Les liens privilégiés de cet homme de loi avec la famille Wade remontent à 1993. Le futur président est alors soupçonné d’avoir commandité l’assassinat du vice-président du Conseil constitutionnel, qui devait confirmer la défaite de son parti d’opposition aux élections.
C’est Niang qui va représenter Adboulaye Wade, libéré faute de preuve.
Après l’élection de son ancien client en 2000, Niang devient l’un de ses plus influents ministres, nommé tour à tour aux Mines, à la Justice, puis aux Affaires étrangères. Mais en 2012, le gouvernement dont il était l’un des piliers est congédié par le peuple, scandalisé par une série de scandales de corruption, dont certains touchent Niang.
Les choses se gâtent alors pour le clan Wade, accusé de corruption massive. Karim, ex-ministre et fils de l’ancien président, est arrêté en 2013, puis condamné à six ans de prison, dans un procès critiqué par les Nations unies et Amnesty International, parce qu’il ne respectait pas les critères internationaux en matière d’impartialité de la justice.
Quand le président actuel le gracie en juin 2016, c’est chez Niang que les autorités reconduisent Karim Wade, à sa sortie de prison. De là, il se dirige vers l’aéroport, où l’attend un avion envoyé par un bon ami: l’émir du Qatar, selon le magazine Jeune Afrique.

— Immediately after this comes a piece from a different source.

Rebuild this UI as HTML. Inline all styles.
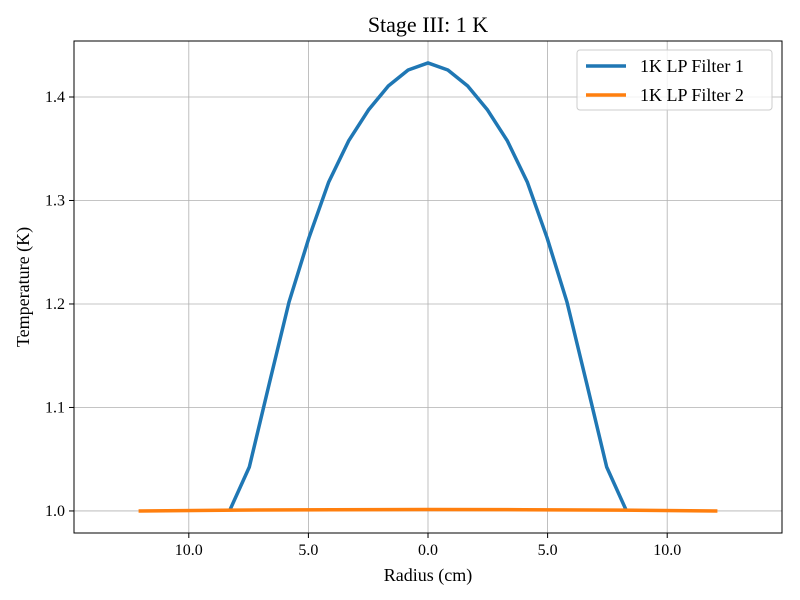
<!DOCTYPE html>
<html><head><meta charset="utf-8"><style>body{margin:0;background:#fff}svg{display:block;font-family:"Liberation Serif",serif}</style></head>
<body>
<svg id="chart" width="800" height="600"></svg>
<script>
const radii1 = [-8.3,-7.47,-6.64,-5.81,-4.98,-4.15,-3.32,-2.49,-1.66,-0.83,0,0.83,1.66,2.49,3.32,4.15,4.98,5.81,6.64,7.47,8.3];
const temps1 = [1.0,1.0425,1.1227,1.2019,1.2638,1.3179,1.3575,1.3874,1.4106,1.4261,1.4329,1.4261,1.4106,1.3874,1.3575,1.3179,1.2638,1.2019,1.1227,1.0425,1.0];
const radii2 = [-12.1,-8,-4,0,4,8,12.1];
const temps2 = [1.0,1.0008,1.0012,1.0014,1.0012,1.0008,1.0];
const xTicks = [-10,-5,0,5,10];
const xTickLabels = ["10.0","5.0","0.0","5.0","10.0"];
const yTicks = [1.0,1.1,1.2,1.3,1.4];
const yTickLabels = ["1.0","1.1","1.2","1.3","1.4"];
const L=74,R=782,T=41,B=533, xmin=-14.8,xmax=14.8,ymin=0.9787,ymax=1.4541;
const X=v=>L+(v-xmin)/(xmax-xmin)*(R-L);
const Y=v=>B-(v-ymin)/(ymax-ymin)*(B-T);
const svg=document.getElementById('chart');
const NS='http://www.w3.org/2000/svg';
function mk(tag,attrs,parent){const e=document.createElementNS(NS,tag);for(const k in attrs)e.setAttribute(k,attrs[k]);(parent||svg).appendChild(e);return e;}
xTicks.forEach((t,i)=>{
  const g=mk('line',{x1:X(t),x2:X(t),y1:T,y2:B,stroke:'#b0b0b0','stroke-width':0.8});
  
  
  mk('line',{x1:X(t),x2:X(t),y1:B,y2:B+5,stroke:'#000'});
  const tx=mk('text',{x:X(t),y:B+22,'text-anchor':'middle','font-size':16});
  tx.textContent=xTickLabels[i];
  
  
});
yTicks.forEach((t,i)=>{
  const g=mk('line',{x1:L,x2:R,y1:Y(t),y2:Y(t),stroke:'#b0b0b0','stroke-width':0.8});
  
  
  mk('line',{x1:L-5,x2:L,y1:Y(t),y2:Y(t),stroke:'#000'});
  const tx=mk('text',{x:L-9,y:Y(t)+5,'text-anchor':'end','font-size':16});
  tx.textContent=yTickLabels[i];
  
  
});
function line(xs,ys,color,name){
  const p=mk('polyline',{points:xs.map((x,i)=>X(x)+','+Y(ys[i])).join(' '),fill:'none',stroke:color,'stroke-width':3.5,'stroke-linejoin':'round'});
  
  
}
line(radii1,temps1,'#1f77b4','series-lp-filter-1');
line(radii2,temps2,'#ff7f0e','series-lp-filter-2');
const frame=mk('rect',{x:L,y:T,width:R-L,height:B-T,fill:'none',stroke:'#000','stroke-width':1});


</script>
<div style="position:absolute;left:0;top:0;width:800px;height:600px;pointer-events:none">
<svg width="800" height="600" style="font-family:'Liberation Serif',serif">
<text x="428" y="32" text-anchor="middle" font-size="22">Stage III: 1 K</text>
<text x="428" y="581" text-anchor="middle" font-size="18">Radius (cm)</text>
<text transform="translate(29,287) rotate(-90)" text-anchor="middle" font-size="18">Temperature (K)</text>
<g>
<rect x="577" y="50" width="195" height="60" rx="3" fill="#fff" fill-opacity="0.8" stroke="#ccc"/>
<line x1="586" x2="626" y1="66" y2="66" stroke="#1f77b4" stroke-width="3.5"/>
<text x="640" y="72" font-size="18">1K LP Filter 1</text>
<line x1="586" x2="626" y1="95" y2="95" stroke="#ff7f0e" stroke-width="3.5"/>
<text x="640" y="101" font-size="18">1K LP Filter 2</text>
</g>
</svg></div>
</body></html>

Dans une lettre de 2012 au Procureur de la République française qu’a obtenue notre Bureau d’enquête, les avocats de l’État sénégalais ont d’ailleurs demandé aux autorités de l’Hexagone d’enquêter sur les éventuels biens de Niang dans ce pays, sans toutefois mentionner quelque actif qu’il pourrait y détenir.
Contacté par notre Bureau d’enquête par le biais de son fils, Niang n’a pas rappelé pour répondre à nos questions.